Making a claim that one location is the same as another is not straightforward. It often depends on a project’s underlying assumptions, research questions, and scholarly goals. This task becomes even more complicated when pulling together multiple projects, each with their own objectives, but all referring to the same places.

In the vocabulary we developed with REED, MoEML, and Ark, we decided to divide places into four broad categories: Administrative Unit, Structural Place, Functional Place, and Topographical Feature. In doing so, we were able to distinguish places we believed to be primarily defined via their structure—for example, bridges, gates, and roads—from those primarily defined via their function—for example, prisons, churches, and playhouses. Below is a visualization of the vocabulary we developed.

SKOS Visualization.

“Place types in early modern London” vocabulary developed in conjunction with REED London Online (REED), Map of Early Modern London (MoEML), and The Digital Ark (Ark). Declared in SKOS and visualized in SKOS Play.

Nevertheless, some edge cases defy simple categorization. For example, Newgate is both a gate (Structural Place) and a prison (Functional Place). London Bridge is a bridge (Structural Place), but could also be considered a place of commerce (Functional Place) because it was home to hundreds of shops during the early modern period.
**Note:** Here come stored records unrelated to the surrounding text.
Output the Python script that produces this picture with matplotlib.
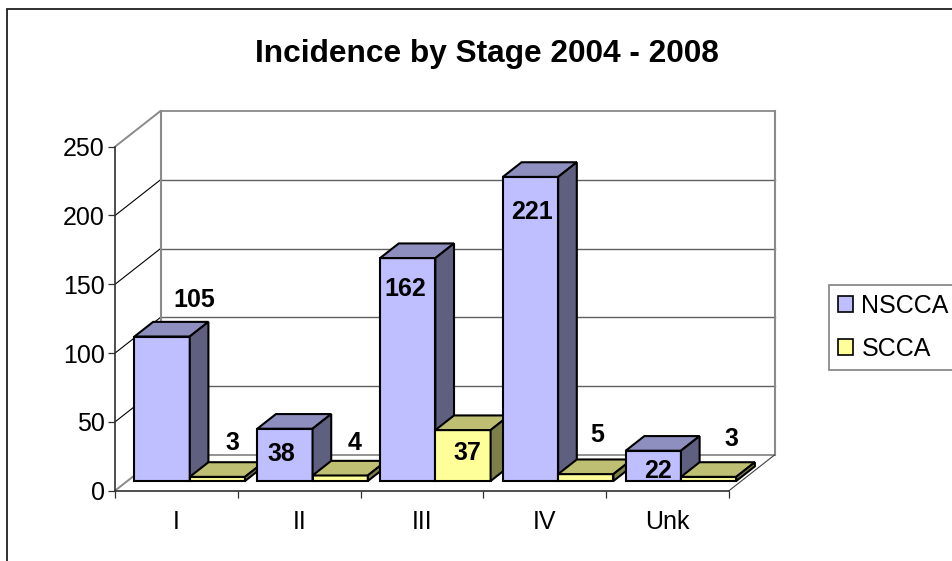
import matplotlib
matplotlib.use("Agg")
import matplotlib.pyplot as plt
from matplotlib.patches import Patch, Rectangle

plt.rcParams['font.family'] = ['Liberation Sans', 'DejaVu Sans']

title = "Incidence by Stage 2004 - 2008"
categories = ["I", "II", "III", "IV", "Unk"]
nscca = [105, 38, 162, 221, 22]
scca = [3, 4, 37, 5, 3]
y_ticks = [0, 50, 100, 150, 200, 250]

# label nudges from the top-centre of each bar front, in pixels (x right, y up)
nscca_nudge = [(32, 37), (-4, -25), (-2, -31), (1, -35), (5, -20)]
scca_nudge = [(15, 34), (14, 32), (4, -23), (11, 39), (23, 38)]

W, H = 952, 561
fig = plt.figure(figsize=(W / 100, H / 100), dpi=100, facecolor='white')

# front plane of the plot box, px
L, R, B, T = 115, 729, 490.7, 146.7
ax = fig.add_axes([L / W, 1 - B / H, (R - L) / W, (B - T) / H], facecolor='none')
ax.set_xlim(0, len(categories))
ax.set_ylim(0, 250)

# depth of box expressed in data units
DX = 45.5 / ((R - L) / len(categories))
DY = 35.7 / ((B - T) / 250)
BAR_Z0, BAR_Z1 = 0.272, 0.272 + 0.41
BAR_START, BAR_W = 0.058, 0.45


def proj(x, y, z):
    return x + z * DX, y + z * DY


GRID = '#606060'
EDGE = '#8a8a8a'
# walls
for v in y_ticks:
    x0, y0 = proj(0, v, 0)
    x1, y1 = proj(0, v, 1)
    x2, y2 = proj(len(categories), v, 1)
    edge = v in (0, 250)
    ax.plot([x0, x1], [y0, y1], color=EDGE if edge else 'black', lw=1.4 if edge else 0.8,
            clip_on=False, zorder=1, solid_capstyle='butt')
    ax.plot([x1, x2], [y1, y2], color=EDGE if edge else GRID, lw=1.3 if edge else 1.0,
            clip_on=False, zorder=1)
for n in (0, len(categories)):
    xs, ys = zip(proj(n, 0, 1), proj(n, 250, 1))
    ax.plot(xs, ys, color=EDGE, lw=1.5, clip_on=False, zorder=1)
xs, ys = zip(proj(len(categories), 0, 0), proj(len(categories), 0, 1))
ax.plot(xs, ys, color='#404040', lw=0.8, clip_on=False, zorder=1)


def draw_bar(x, v, front, top, side):
    z0, z1 = BAR_Z0, BAR_Z1
    fx, fy = proj(x, 0, z0)
    ax.bar(fx, v, BAR_W, bottom=fy, align='edge', color=front, edgecolor='black',
           lw=1.5, clip_on=False, zorder=3)
    top_pts = [proj(x, v, z0), proj(x + BAR_W, v, z0), proj(x + BAR_W, v, z1), proj(x, v, z1)]
    side_pts = [proj(x + BAR_W, 0, z0), proj(x + BAR_W, v, z0), proj(x + BAR_W, v, z1), proj(x + BAR_W, 0, z1)]
    for pts, c in ((top_pts, top), (side_pts, side)):
        ax.fill(*zip(*pts), facecolor=c, edgecolor='black', lw=1.5, clip_on=False, zorder=3,
                joinstyle='miter')
    return fx + BAR_W / 2, fy + v


def label(pos, v, nudge):
    ax.annotate(str(v), xy=pos, xytext=nudge, textcoords='offset pixels', ha='center', va='center',
                fontsize=18, fontweight='bold', color='black', zorder=5, annotation_clip=False)


NS = ('#BFBFFF', '#8F8FBF', '#5F5F7F')
SC = ('#FFFF99', '#BFBF73', '#7F7F4C')
positions = []
for i in range(len(categories)):
    a = draw_bar(i + BAR_START, nscca[i], *NS)
    b = draw_bar(i + BAR_START + BAR_W, scca[i], *SC)
    positions.append((a, b))
for i, (a, b) in enumerate(positions):
    label(a, nscca[i], nscca_nudge[i])
    label(b, scca[i], scca_nudge[i])

# axes
for s in ('top', 'right'):
    ax.spines[s].set_visible(False)
for s in ('left', 'bottom'):
    ax.spines[s].set_linewidth(1.2)
    ax.spines[s].set_color('#303030')
ax.set_yticks(y_ticks)
ax.tick_params(axis='y', labelsize=18, length=5, width=0.9, pad=2.5, color='#303030')
ax.set_xticks(range(len(categories) + 1))
ax.set_xticklabels([])
ax.set_xticks([i + 0.5 for i in range(len(categories))], minor=True)
ax.set_xticklabels(categories, minor=True)
ax.tick_params(axis='x', which='major', length=5, width=0.9, color='#303030')
ax.tick_params(axis='x', which='minor', length=0, labelsize=18, pad=14)

# title, frame, legend
fig.text(487 / W, 1 - 54 / H, title, ha='center', va='center', fontsize=22.8, fontweight='bold')
fig.add_artist(Rectangle((7 / W, 1 - 620 / H), (1000 - 7) / W, (620 - 9) / H, transform=fig.transFigure,
                         facecolor='none', edgecolor='#202020', lw=1.3))
handles = [Patch(facecolor=NS[0], edgecolor='black', lw=1.2), Patch(facecolor=SC[0], edgecolor='black', lw=1.2)]
leg = fig.legend(handles, ["NSCCA", "SCCA"], loc='upper left', bbox_to_anchor=(828.7 / W, 1 - 285 / H),
                 fontsize=18, frameon=True, fancybox=False, edgecolor='#808080', framealpha=1,
                 borderaxespad=0, borderpad=0.36, handlelength=0.6, handleheight=0.6, handletextpad=0.35,
                 labelspacing=0.74)
leg.get_frame().set_linewidth(1.2)

fig.savefig('out.png', dpi=100)
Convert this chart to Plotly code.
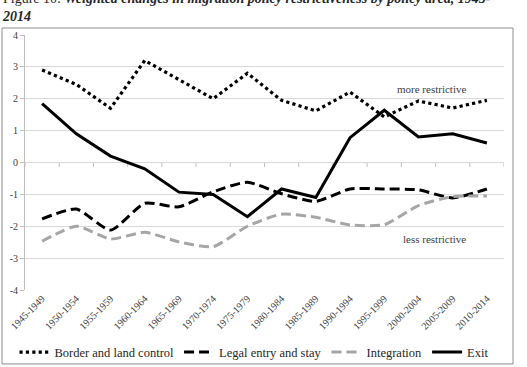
import plotly.graph_objects as go

periods = ["1945-1949", "1950-1954", "1955-1959", "1960-1964", "1965-1969", "1970-1974",
           "1975-1979", "1980-1984", "1985-1989", "1990-1994", "1995-1999", "2000-2004",
           "2005-2009", "2010-2014"]
border = [2.9, 2.45, 1.7, 3.2, 2.6, 2.0, 2.8, 1.95, 1.62, 2.21, 1.43, 1.93, 1.71, 1.95]
legal = [-1.77, -1.46, -2.12, -1.28, -1.39, -0.92, -0.62, -0.98, -1.22, -0.83, -0.83, -0.86, -1.11, -0.83]
integration = [-2.47, -2.0, -2.4, -2.19, -2.49, -2.64, -2.0, -1.62, -1.72, -1.96, -1.95, -1.35, -1.07, -1.05]
exit_ = [1.85, 0.9, 0.2, -0.2, -0.93, -1.0, -1.7, -0.83, -1.1, 0.78, 1.64, 0.8, 0.9, 0.61]
yticks = [-4, -3, -2, -1, 0, 1, 2, 3, 4]

SERIF = "Liberation Serif"

fig = go.Figure()
fig.add_trace(go.Scatter(x=periods, y=border, name="Border and land control", mode="lines",
                         line=dict(color="black", width=3.2, dash="dot")))
fig.add_trace(go.Scatter(x=periods, y=legal, name="Legal entry and stay", mode="lines",
                         line=dict(color="black", width=3, dash="10px,5px", shape="spline", smoothing=0.6)))
fig.add_trace(go.Scatter(x=periods, y=integration, name="Integration", mode="lines",
                         line=dict(color="#a6a6a6", width=3, dash="10px,5px", shape="spline", smoothing=0.6)))
fig.add_trace(go.Scatter(x=periods, y=exit_, name="Exit", mode="lines",
                         line=dict(color="black", width=3)))

shapes = []
# outer chart border
shapes.append(dict(type="rect", xref="paper", yref="paper", x0=-0.048, x1=1.0188, y0=-0.29, y1=1.0275,
                   line=dict(color="#8c8c8c", width=1), fillcolor="rgba(0,0,0,0)", layer="above"))
# category-axis line at zero with tick marks at category boundaries
shapes.append(dict(type="line", xref="paper", yref="y", x0=0, x1=1, y0=0, y1=0,
                   line=dict(color="#bfbfbf", width=1), layer="below"))
for i in range(len(periods) + 1):
    shapes.append(dict(type="line", xref="x", yref="y", x0=i - 0.5, x1=i - 0.5, y0=0, y1=-0.14,
                       line=dict(color="#bfbfbf", width=1), layer="below"))

fig.update_layout(
    width=527, height=367,
    margin=dict(l=25, r=23, t=35, b=77, autoexpand=False),
    paper_bgcolor="white", plot_bgcolor="white",
    font=dict(family=SERIF, color="#404040"),
    showlegend=True,
    legend=dict(orientation="h", x=0.478, xanchor="center", y=-0.245, yanchor="middle",
                font=dict(family=SERIF, size=12.5, color="#262626"), tracegroupgap=0,
                itemwidth=30, bgcolor="rgba(0,0,0,0)"),
    shapes=shapes,
    xaxis=dict(type="category", range=[-0.5, len(periods) - 0.5], showgrid=False, automargin=False,
               tickangle=-45, tickfont=dict(family=SERIF, size=10, color="#404040"),
               showline=False, ticks="", zeroline=False),
    yaxis=dict(range=[-4, 4], tickvals=yticks, ticktext=[str(v) for v in yticks], automargin=False,
               showgrid=True, gridcolor="#d9d9d9", gridwidth=1, zeroline=False,
               showline=True, linecolor="#bfbfbf", ticks="outside", ticklen=4, tickcolor="#bfbfbf",
               tickfont=dict(family=SERIF, size=10, color="#404040")),
    annotations=[
        dict(xref="paper", yref="paper", x=0.925, y=(290 - 81) / 255, text="more restrictive",
             showarrow=False, font=dict(family=SERIF, size=11, color="#404040")),
        dict(xref="paper", yref="paper", x=0.925, y=(290 - 247) / 255, text="less restrictive",
             showarrow=False, font=dict(family=SERIF, size=11, color="#404040")),
        dict(xref="paper", yref="paper", x=(0 - 25) / 479, xanchor="left", y=(290 - 26) / 255, yanchor="bottom",
             align="left",
             text="Figure 10: <b><i>Weighted changes in migration policy restrictiveness by policy area, 1945-</i></b><br><b><i>2014</i></b>",
             showarrow=False, font=dict(family=SERIF, size=14, color="#262626")),
    ],
)

fig.write_html("out.html")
The lack of a one-size-fits-all solution is not necessarily a bad thing. Contemplating edge cases with the researchers led to productive discussions about how to represent nuance while adhering to the structure imposed by the vocabulary. Most importantly, the creation of the vocabulary helped the researchers rethink how they were categorizing and labeling places within their datasets.

While our vocabulary is yet to be applied to the datasets, it will be integral to facilitating the interoperability and specificity of data categorization. Most importantly, its application will lead to more analysis—and if this analysis is anything like our previous work, it will be complicated, nuanced, and exciting.